Jewher’s move to the United States was an accident: In February of 2013, she and her father attempted to board a flight from Beijing to Indiana, where Ilham had been offered a yearlong fellowship at Indiana State University as a visiting scholar. Jewher tagged along, planning to travel with her father for a few weeks before eventually returning home to Beijing. At the Beijing airport, however, Ilham was detained by authorities. Jewher, who was 18 at the time, was deemed a non-threat by Chinese authorities and allowed to board the flight. (“They regret it now,” she said.) Despite her protests to stay with her father, Ilham “made me leave,” she said. Shortly afterward, Ilham was placed under house arrest, as he had been several times since starting Uyghur Online, before eventually being arrested for the last time in 2014.

Jewher has accepted four awards from various human-rights groups, including the PEN/Barbara Goldsmith Freedom to Write Award and Sakharov Prize, on behalf of her father since he was imprisoned. Each time, she said, the organization sets an empty chair next to her onstage, an homage to Ilham. “To be honest, I hate it,” she told me. “Because it reminds me of that 14-hour flight from Beijing to America. Sitting next to my dad’s empty chair.”

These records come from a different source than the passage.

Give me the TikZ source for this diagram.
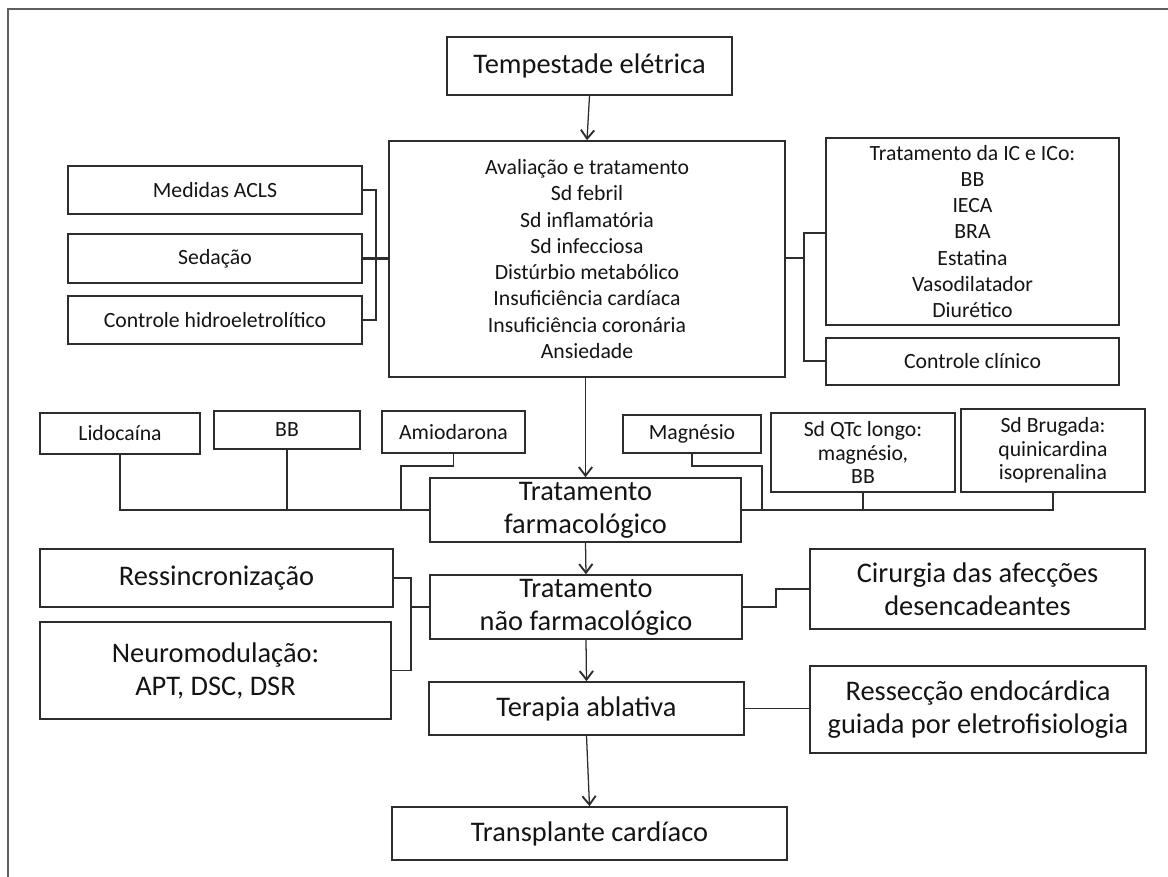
\documentclass[tikz,border=0pt]{standalone}
\usepackage{fontspec}
\setmainfont{Carlito}
\usetikzlibrary{arrows.meta}
\definecolor{ln}{RGB}{45,45,45}
\definecolor{frm}{RGB}{95,95,95}
\definecolor{tx}{RGB}{20,20,20}
\begin{document}
\begin{tikzpicture}[x=0.75pt,y=-0.75pt,
  box/.style={draw=ln, line width=1.15pt, inner sep=0pt, align=center, text=tx},
  rect/.style args={#1/#2/#3/#4}{minimum width={(#3-#1)*0.75pt}, minimum height={(#4-#2)*0.75pt}, at={({(#1+#3)/2},{(#2+#4)/2})}},
  sm/.style={font=\fontsize{16.3}{19.7}\selectfont},
  bg/.style={font=\fontsize{21.3}{24.75}\selectfont},
  tight/.style={font=\fontsize{16.3}{17.6}\selectfont},
  conn/.style={draw=ln, line width=0.95pt},
  heavy/.style={draw=ln, line width=1.7pt},
  arr/.style={conn, -{Straight Barb[length=6.5pt,width=10pt,line width=1.4pt]}}]
\useasboundingbox (0,0) rectangle (1168,877);
\draw[frm, line width=1.2pt] (8,877) -- (8,9) -- (1168,9);

% nodes
\node[box, bg, rect=447/37/732/95] (tempest) {Tempestade elétrica};
\node[box, sm, rect=389/141/785/377] (mid) {Avaliação e tratamento\\Sd febril\\Sd inflamatória\\Sd infecciosa\\Distúrbio metabólico\\Insuficiência cardíaca\\Insuficiência coronária\\Ansiedade};
\node[box, sm, rect=68/166/362/214] (acls) {Medidas ACLS};
\node[box, sm, rect=68/234/362/283] (sed) {Sedação};
\node[box, sm, rect=68/296/362/344] (hidro) {Controle hidroeletrolítico};
\node[box, sm, rect=826/138/1119/325] (ic) {Tratamento da IC e ICo:\\BB\\IECA\\BRA\\Estatina\\Vasodilatador\\Diurético};
\node[box, sm, rect=826/338/1119/385] (clin) {Controle clínico};

\node[box, sm, rect=40/413/200/454] (lido) {Lidocaína};
\node[box, sm, rect=214/411/360/449] (bb) {BB};
\node[box, sm, rect=382/411/525/453] (amio) {Amiodarona};
\node[box, bg, rect=430/478/741/542] (farm) {Tratamento\\farmacológico};
\node[box, sm, rect=623/415/761/453] (mag) {Magnésio};
\node[box, tight, rect=771/413/955/492] (qtc) {Sd QTc longo:\\magnésio,\\BB};
\node[box, tight, rect=961/409/1145/492] (brug) {Sd Brugada:\\quinicardina\\isoprenalina};

\node[box, bg, rect=40/549/393/607] (ressinc) {Ressincronização};
\node[box, bg, rect=40/622/391/719] (neuro) {Neuromodulação:\\APT, DSC, DSR};
\node[box, bg, rect=430/575/742/639] (naofarm) {Tratamento\\não farmacológico};
\node[box, bg, rect=810/549/1145/629] (cirurg) {Cirurgia das afecções\\desencadeantes};
\node[box, bg, rect=429/682/744/735] (terapia) {Terapia ablativa};
\node[box, bg, rect=810/666/1146/753] (ressec) {Ressecção endocárdica\\guiada por eletrofisiologia};
\node[box, bg, rect=392/807/787/860] (transpl) {Transplante cardíaco};

% coordinates for bends
\coordinate (lbar) at (376,258);
\coordinate (rbar) at (804,258);
\coordinate (amiok) at (401,466);
\coordinate (magk) at (762,466);
\coordinate (nbar) at (411,607);
\coordinate (cstep) at (776,589);

% main arrows
\draw[arr] (tempest.south) -- (mid.north);
\draw[arr] (mid.south -| farm.north) -- (farm.north);
\draw[arr] (farm.south) -- (naofarm.north);
\draw[arr] (naofarm.south) -- (terapia.north);
\draw[arr] (terapia.south) -- (transpl.north);

% left group
\draw[conn] (acls.east) -| (lbar) |- (hidro.east);
\draw[heavy] (sed.east) -- (mid.west |- sed.east);
% right group
\draw[heavy] (mid.east |- rbar) -- (rbar);
\draw[conn] (ic.west |- 0,233) -| (rbar) |- (clin.west |- 0,361);

% drug row left
\draw[conn] (lido.south) |- (farm.west);
\draw[conn] (bb.south) -- (bb.south |- farm.west);
\draw[conn] (amio.south) |- (amiok) -- (amiok |- farm.west);
% drug row right
\draw[conn] (brug.south) |- (farm.east);
\draw[conn] (qtc.south) -- (qtc.south |- farm.east);
\draw[conn] (mag.south) |- (magk) -- (magk |- farm.east);

% non-pharmacological
\draw[conn] (ressinc.east) -| (nbar) |- (neuro.east);
\draw[heavy] (nbar) -- (naofarm.west);
\draw[conn] (naofarm.east) -| (cstep) -- (cirurg.west);
\draw[conn] (terapia.east) -- (ressec.west |- terapia.east);
\end{tikzpicture}
\end{document}
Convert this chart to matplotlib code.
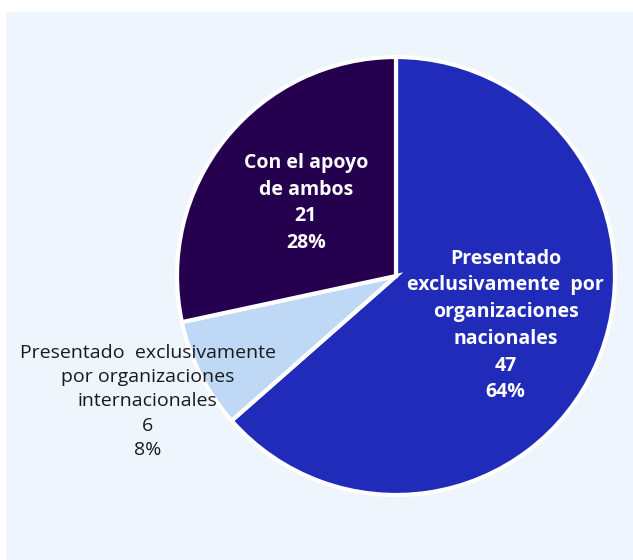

In addition to the Uyghur genocide, China’s been under scrutiny for similar forms of persecution in Tibet, as well as a crackdown in Hong Kong on behavior that falls under its increasingly broad definition of “dissent.” In response to mounting calls for action, the U.S. has imposed sanctions on several Chinese biotech and surveillance firms, banned imports from Xinjiang, and declared a diplomatic boycott of the 2022 Olympics. On Monday, the Department of State announced it would be imposing visa restrictions on Chinese officials “who are believed to be responsible for, or complicit in, policies or actions aimed at repressing religious and spiritual practitioners, members of ethnic minority groups, dissidents, human rights defenders, journalists, labor organizers, civil society organizers, and peaceful protestors in China and beyond.”

Some have called opposition to China’s treatment of the Uyghurs one of the only remaining bipartisan issues — though the Uyghur genocide has been used by some American politicians to further a long-standing anti-China agenda, which has only intensified amid a wave of anti-Asian xenophobia caused by the pandemic. This despite the fact that being pro-Uyghur and anti-China are sometimes incompatible. In response to legislation aimed at bolstering technological innovation and education, Republicans zeroed in on new visa opportunities in some of the legislation’s fine print — including a provision to exempt Uyghur refugees from annual refugee caps. “As the Biden Administration continues to mass release illegal immigrants across the country, House Democrats’ CONCEDES Act provides a new unlimited green card program for the Chinese Communist Party to exploit. This is America LAST,” House Republican Leader Kevin McCarthy tweeted.

Among the millions detained in the camps, the Uyghur Human Rights Project has identified 435 Uyghur intellectuals, including doctors, poets, journalists, and professors. According to Cao, part of the driving force behind publishing Ilham’s work was the belief that his words may very well be what saves him. “The world ought to know what this Uyghur scholar has said,” Yaxue told me. “We want to advocate for his freedom. We have to persist until Ilham Tohti is free.”